2015: The Master Chronometer
Omega’s Master Chronometer certification went well beyond the industry benchmark. The 283-step process set by the Swiss Federal Institute of Metrology (METAS) involves 8 tests over 10 days, designed to push a timepiece to its absolute limits.
Omega’s Spirate™ System includes a new patent-pending spiral that allows for ultra-fine rate adjustments. Each innovative spiral is made from a silicon wafer, thanks to an internal manufacturing process called DRIE (Deep Reactive Ion Etching).
The Speedmaster Super Racing
The first timepiece to include Omega’s fine-tune Spirate™ System is the Speedmaster Super Racing in stainless steel. A visual tribute to Omega’s 2013 anti-magnetic masterpiece which offers a clear view of the new mechanism through the sapphire crystal caseback.

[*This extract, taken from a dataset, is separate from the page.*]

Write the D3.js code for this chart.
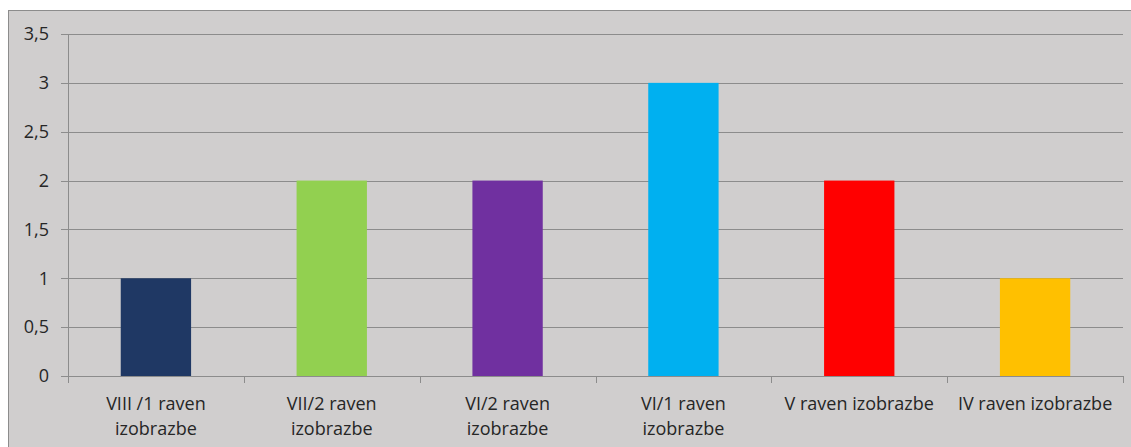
<!DOCTYPE html>
<html>
<head>
<meta charset="utf-8">
<script src="https://cdn.jsdelivr.net/npm/d3@7"></script>
<style>
  body { margin: 0; background: #fff; }
  text { font-family: "Open Sans", "Noto Sans", sans-serif; fill: #262626; }
</style>
</head>
<body>
<svg id="chart" width="1131" height="447"></svg>
<script>
var categories = [["VIII /1 raven", "izobrazbe"], ["VII/2 raven", "izobrazbe"], ["VI/2 raven", "izobrazbe"],
	["VI/1 raven", "izobrazbe"], ["V raven izobrazbe"], ["IV raven izobrazbe"]];
var values = [1, 2, 2, 3, 2, 1];
var colors = ["#1f3864", "#92d050", "#7030a0", "#00b0f0", "#ff0000", "#ffc000"];
var yTicks = [0, 0.5, 1, 1.5, 2, 2.5, 3, 3.5];
var yTickLabels = ["0", "0,5", "1", "1,5", "2", "2,5", "3", "3,5"];

var svg = d3.select("#chart"),
	margin = {top: 34, bottom: 71, left: 68, right: 8},
	width = +svg.attr("width"),
	height = +svg.attr("height");

// chart background
svg.append("rect")
	.attr("x", 8.5).attr("y", 10.5)
	.attr("width", width - 8).attr("height", height - 10)
	.attr("fill", "#d0cece")
	.attr("stroke", "#8c8c8c");

var keys = categories.map((d, i) => i);

var x = d3.scaleBand()
	.domain(keys)
	.range([margin.left, width - margin.right])
	.padding(0);

var y = d3.scaleLinear()
	.domain([0, 3.5])
	.range([height - margin.bottom, margin.top]);

// grid lines
svg.append("g")
	.selectAll("line")
	.data(yTicks)
	.enter().append("line")
	.attr("x1", margin.left - 7)
	.attr("x2", width - margin.right)
	.attr("y1", d => Math.round(y(d)) + 0.5)
	.attr("y2", d => Math.round(y(d)) + 0.5)
	.attr("stroke", "#8c8c8c");

// y axis line
svg.append("line")
	.attr("x1", margin.left + 0.5).attr("x2", margin.left + 0.5)
	.attr("y1", y(3.5)).attr("y2", y(0))
	.attr("stroke", "#8c8c8c");

// x tick marks
svg.append("g")
	.selectAll("line")
	.data(keys.concat([keys.length]))
	.enter().append("line")
	.attr("x1", d => Math.round(d < keys.length ? x(d) : x.range()[1]) + 0.5)
	.attr("x2", d => Math.round(d < keys.length ? x(d) : x.range()[1]) + 0.5)
	.attr("y1", y(0))
	.attr("y2", y(0) + 7)
	.attr("stroke", "#8c8c8c");

// y labels
svg.append("g")
	.selectAll("text")
	.data(yTicks)
	.enter().append("text")
	.attr("x", 49)
	.attr("y", d => y(d))
	.attr("dy", "0.35em")
	.attr("text-anchor", "end")
	.style("font-size", "18px")
	.text((d, i) => yTickLabels[i]);

// bars
var bw = x.bandwidth();
svg.append("g")
	.selectAll("rect")
	.data(values)
	.enter().append("rect")
	.attr("x", (d, i) => x(i) + bw * 0.3)
	.attr("width", bw * 0.4)
	.attr("y", d => y(d))
	.attr("height", d => y(0) - y(d))
	.attr("fill", (d, i) => colors[i]);

// category labels
var lab = svg.append("g")
	.selectAll("text")
	.data(categories)
	.enter().append("text")
	.attr("x", (d, i) => x(i) + bw / 2)
	.attr("y", 410)
	.attr("text-anchor", "middle")
	.style("font-size", "18px");

lab.selectAll("tspan")
	.data(d => d)
	.enter().append("tspan")
	.attr("x", function() { return d3.select(this.parentNode).attr("x"); })
	.attr("dy", (d, i) => i ? 25 : 0)
	.text(d => d);
</script>
</body>
</html>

Circling the dial is the distinctive racing style minute-track and a black ceramic bezel ring with the famous tachymeter scale in new yellow “grand feu” enamel. This bold yellow shade, featured on the Seamaster Aqua Terra >15’000 GAUSS of 2013, is also used on the gradient chronograph hand and striped small seconds hand at 9 o’clock. The watch’s 60 minute/12 hour recorder, directly opposite at 3 o’clock, also serves as a second time zone. The honeycomb pattern of the dial references a concept timepiece on display at Omega Museum which survived extreme magnetic fields of 160,000 GAUSS.
Providing the power is Omega’s state-of-the-art Co-Axial Master Chronometer 9920, a perfect amalgamation of the many milestones of the road to Spirate™ and certified at the industry’s highest level by the Swiss Federal Institute of Metrology (METAS).
As always, proof of this certification is provided by a distinctive red METAS card, which in this case includes confirmation of the 0/+2 seconds a day precision made possible at large scale by the industrialisation of the Spirate™ System.
The diamond-polished and bevelled black arrowhead indexes are filled with a new and exclusive Super-LumiNova which emits a surprising yellow glow. This colour code extends to the Speedmaster and Super Racing wording on the dial.
At 6 o’clock there’s a stylish and regular reminder of the >15’000 GAUSS 10 year- anniversary: a “10” in Speedmaster logo font, which appears once a month in the watch’s date window.
The new Speedmaster Super Racing includes a sporty alternative to the steel bracelet. A NATO strap in recycled nylon with black and yellow stripes, referencing the distinctive colour code of the Seamaster Aqua Terra >15’000 GAUSS launched exactly 10 years ago.
Off-the-wrist home for Omega’s collectable is a honeycomb pattern Speedmaster watch box in black with yellow stitching. The special presentation box includes the recycled nylon NATO strap and a strap changing tool.
Spirate™ set to spin into the future
As the spiral is the most complex component of the regulating organ in a mechanical watch, creating the new Spirate™ System was a significant challenge. Therefore, Omega is determined to make the best of this hard-won innovation. The brand’s long-term plan is to introduce the new Spirate™ System step-by step into many other calibres.